- **Supplied data**
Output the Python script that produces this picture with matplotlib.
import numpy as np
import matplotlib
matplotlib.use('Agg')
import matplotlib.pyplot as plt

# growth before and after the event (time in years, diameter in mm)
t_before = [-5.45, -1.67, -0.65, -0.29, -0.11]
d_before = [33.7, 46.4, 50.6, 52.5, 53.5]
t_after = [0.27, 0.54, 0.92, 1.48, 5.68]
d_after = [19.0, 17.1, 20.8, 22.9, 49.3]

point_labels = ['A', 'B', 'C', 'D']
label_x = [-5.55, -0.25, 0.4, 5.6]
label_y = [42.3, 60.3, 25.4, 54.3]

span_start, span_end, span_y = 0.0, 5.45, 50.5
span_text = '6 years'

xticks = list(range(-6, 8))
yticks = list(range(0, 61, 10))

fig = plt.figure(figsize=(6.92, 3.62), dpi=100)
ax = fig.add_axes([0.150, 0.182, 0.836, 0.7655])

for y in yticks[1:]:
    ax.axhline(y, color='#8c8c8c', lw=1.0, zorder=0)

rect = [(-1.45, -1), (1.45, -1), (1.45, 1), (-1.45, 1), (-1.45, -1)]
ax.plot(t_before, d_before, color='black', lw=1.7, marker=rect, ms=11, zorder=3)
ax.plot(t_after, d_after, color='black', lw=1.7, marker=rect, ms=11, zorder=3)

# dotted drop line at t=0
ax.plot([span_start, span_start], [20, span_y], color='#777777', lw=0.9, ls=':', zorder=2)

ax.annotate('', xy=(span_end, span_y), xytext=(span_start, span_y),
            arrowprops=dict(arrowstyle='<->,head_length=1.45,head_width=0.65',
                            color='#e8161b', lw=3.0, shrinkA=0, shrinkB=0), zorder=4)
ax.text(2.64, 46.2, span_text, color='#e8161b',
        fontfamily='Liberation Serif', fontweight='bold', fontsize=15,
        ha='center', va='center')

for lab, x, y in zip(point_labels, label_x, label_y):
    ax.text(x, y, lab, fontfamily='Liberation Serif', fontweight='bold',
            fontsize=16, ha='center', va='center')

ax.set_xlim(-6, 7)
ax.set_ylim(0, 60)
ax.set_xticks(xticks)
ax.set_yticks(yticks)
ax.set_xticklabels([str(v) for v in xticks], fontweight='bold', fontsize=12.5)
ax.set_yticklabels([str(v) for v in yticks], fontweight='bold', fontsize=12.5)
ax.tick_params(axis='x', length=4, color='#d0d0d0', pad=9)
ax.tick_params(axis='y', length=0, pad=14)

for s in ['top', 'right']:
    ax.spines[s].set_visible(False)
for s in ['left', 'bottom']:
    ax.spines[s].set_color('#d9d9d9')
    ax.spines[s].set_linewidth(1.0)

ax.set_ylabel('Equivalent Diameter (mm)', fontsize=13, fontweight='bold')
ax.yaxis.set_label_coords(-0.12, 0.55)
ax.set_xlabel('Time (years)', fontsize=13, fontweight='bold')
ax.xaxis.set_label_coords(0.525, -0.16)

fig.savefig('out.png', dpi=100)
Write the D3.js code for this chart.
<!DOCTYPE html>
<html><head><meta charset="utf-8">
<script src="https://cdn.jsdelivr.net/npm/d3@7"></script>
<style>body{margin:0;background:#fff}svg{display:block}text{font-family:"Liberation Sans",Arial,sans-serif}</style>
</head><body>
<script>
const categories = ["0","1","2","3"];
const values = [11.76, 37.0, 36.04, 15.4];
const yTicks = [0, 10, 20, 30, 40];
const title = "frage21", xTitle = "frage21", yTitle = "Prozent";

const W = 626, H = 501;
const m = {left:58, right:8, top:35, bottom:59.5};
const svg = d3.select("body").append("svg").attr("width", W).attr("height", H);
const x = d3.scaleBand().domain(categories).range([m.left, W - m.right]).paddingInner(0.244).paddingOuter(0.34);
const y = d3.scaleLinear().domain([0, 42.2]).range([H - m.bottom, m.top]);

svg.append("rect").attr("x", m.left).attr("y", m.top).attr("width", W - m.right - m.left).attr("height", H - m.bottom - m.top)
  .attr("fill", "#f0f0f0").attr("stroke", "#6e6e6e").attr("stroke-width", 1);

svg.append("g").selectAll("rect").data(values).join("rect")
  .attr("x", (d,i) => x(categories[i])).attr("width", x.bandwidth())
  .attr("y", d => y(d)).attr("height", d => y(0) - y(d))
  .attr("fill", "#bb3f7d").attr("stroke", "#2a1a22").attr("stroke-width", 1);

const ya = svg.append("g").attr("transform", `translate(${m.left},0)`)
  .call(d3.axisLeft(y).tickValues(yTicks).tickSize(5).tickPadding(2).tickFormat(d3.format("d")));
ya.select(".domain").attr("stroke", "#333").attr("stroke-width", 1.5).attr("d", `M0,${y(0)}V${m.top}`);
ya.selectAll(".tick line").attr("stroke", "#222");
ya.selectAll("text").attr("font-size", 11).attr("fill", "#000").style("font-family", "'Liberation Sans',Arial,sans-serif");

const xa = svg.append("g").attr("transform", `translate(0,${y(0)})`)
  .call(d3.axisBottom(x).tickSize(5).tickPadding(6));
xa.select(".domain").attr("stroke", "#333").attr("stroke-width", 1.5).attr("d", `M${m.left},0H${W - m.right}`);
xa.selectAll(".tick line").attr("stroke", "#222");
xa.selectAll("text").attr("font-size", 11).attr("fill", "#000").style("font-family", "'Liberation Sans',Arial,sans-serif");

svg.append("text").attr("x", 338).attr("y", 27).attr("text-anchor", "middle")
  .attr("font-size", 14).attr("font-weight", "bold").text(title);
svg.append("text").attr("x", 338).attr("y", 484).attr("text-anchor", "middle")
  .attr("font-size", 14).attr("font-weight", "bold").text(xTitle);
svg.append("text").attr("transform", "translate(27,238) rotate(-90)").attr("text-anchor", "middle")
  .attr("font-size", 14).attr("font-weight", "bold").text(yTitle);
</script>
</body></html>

---

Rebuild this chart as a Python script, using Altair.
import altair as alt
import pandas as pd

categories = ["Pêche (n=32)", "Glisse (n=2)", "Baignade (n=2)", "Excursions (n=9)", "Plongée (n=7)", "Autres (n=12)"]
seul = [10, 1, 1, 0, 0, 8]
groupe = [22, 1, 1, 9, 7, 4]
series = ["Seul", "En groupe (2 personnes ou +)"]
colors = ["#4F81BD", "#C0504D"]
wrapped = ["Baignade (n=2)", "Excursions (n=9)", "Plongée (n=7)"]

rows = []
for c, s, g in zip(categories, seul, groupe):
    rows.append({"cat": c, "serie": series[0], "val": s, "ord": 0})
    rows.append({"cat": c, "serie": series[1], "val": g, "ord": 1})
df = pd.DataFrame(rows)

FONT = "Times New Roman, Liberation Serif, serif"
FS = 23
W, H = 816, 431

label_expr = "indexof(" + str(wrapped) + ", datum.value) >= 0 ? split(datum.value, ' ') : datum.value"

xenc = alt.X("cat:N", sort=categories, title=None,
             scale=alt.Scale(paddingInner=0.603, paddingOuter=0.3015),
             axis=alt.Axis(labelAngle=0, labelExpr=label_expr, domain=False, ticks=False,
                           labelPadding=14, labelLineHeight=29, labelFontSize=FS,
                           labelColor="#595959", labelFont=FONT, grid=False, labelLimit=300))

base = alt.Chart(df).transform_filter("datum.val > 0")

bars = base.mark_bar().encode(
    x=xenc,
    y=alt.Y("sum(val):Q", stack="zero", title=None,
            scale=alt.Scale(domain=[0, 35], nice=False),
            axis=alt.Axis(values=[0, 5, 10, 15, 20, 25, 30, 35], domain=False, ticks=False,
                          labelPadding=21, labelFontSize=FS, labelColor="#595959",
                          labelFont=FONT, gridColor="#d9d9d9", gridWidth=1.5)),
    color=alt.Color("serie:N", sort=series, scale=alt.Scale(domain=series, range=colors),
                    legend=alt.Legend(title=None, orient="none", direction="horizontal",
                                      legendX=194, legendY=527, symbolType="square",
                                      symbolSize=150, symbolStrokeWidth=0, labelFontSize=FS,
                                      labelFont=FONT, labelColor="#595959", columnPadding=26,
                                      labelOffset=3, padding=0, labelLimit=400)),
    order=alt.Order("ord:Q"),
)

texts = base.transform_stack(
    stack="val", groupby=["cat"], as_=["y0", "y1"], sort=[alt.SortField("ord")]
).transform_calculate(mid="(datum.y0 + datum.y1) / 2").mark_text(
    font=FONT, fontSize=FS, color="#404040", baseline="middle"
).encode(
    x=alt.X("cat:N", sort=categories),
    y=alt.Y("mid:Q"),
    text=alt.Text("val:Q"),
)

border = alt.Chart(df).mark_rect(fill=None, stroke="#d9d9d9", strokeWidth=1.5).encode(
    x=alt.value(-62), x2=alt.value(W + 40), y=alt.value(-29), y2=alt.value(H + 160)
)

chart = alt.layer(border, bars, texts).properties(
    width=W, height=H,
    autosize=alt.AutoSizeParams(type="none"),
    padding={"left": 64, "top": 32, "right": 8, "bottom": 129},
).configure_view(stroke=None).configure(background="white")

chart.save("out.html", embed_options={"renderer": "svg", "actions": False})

--

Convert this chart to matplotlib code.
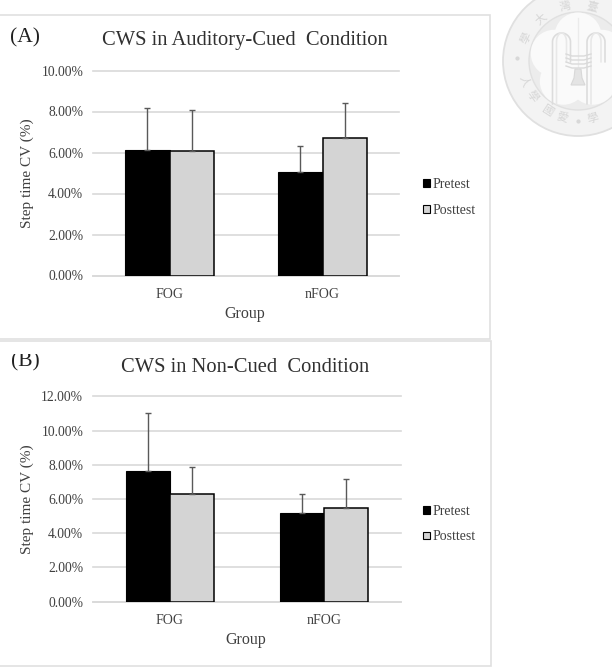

- **Written task**
Start at the line with "Rebuild this chart" and stop after the line with "df = pd.DataFrame(rows)". Repeat exactly the lines in that range.

- **Full response**
Rebuild this chart as a Python script, using Altair.
import altair as alt
import pandas as pd

categories = ["Pêche (n=32)", "Glisse (n=2)", "Baignade (n=2)", "Excursions (n=9)", "Plongée (n=7)", "Autres (n=12)"]
seul = [10, 1, 1, 0, 0, 8]
groupe = [22, 1, 1, 9, 7, 4]
series = ["Seul", "En groupe (2 personnes ou +)"]
colors = ["#4F81BD", "#C0504D"]
wrapped = ["Baignade (n=2)", "Excursions (n=9)", "Plongée (n=7)"]

rows = []
for c, s, g in zip(categories, seul, groupe):
    rows.append({"cat": c, "serie": series[0], "val": s, "ord": 0})
    rows.append({"cat": c, "serie": series[1], "val": g, "ord": 1})
df = pd.DataFrame(rows)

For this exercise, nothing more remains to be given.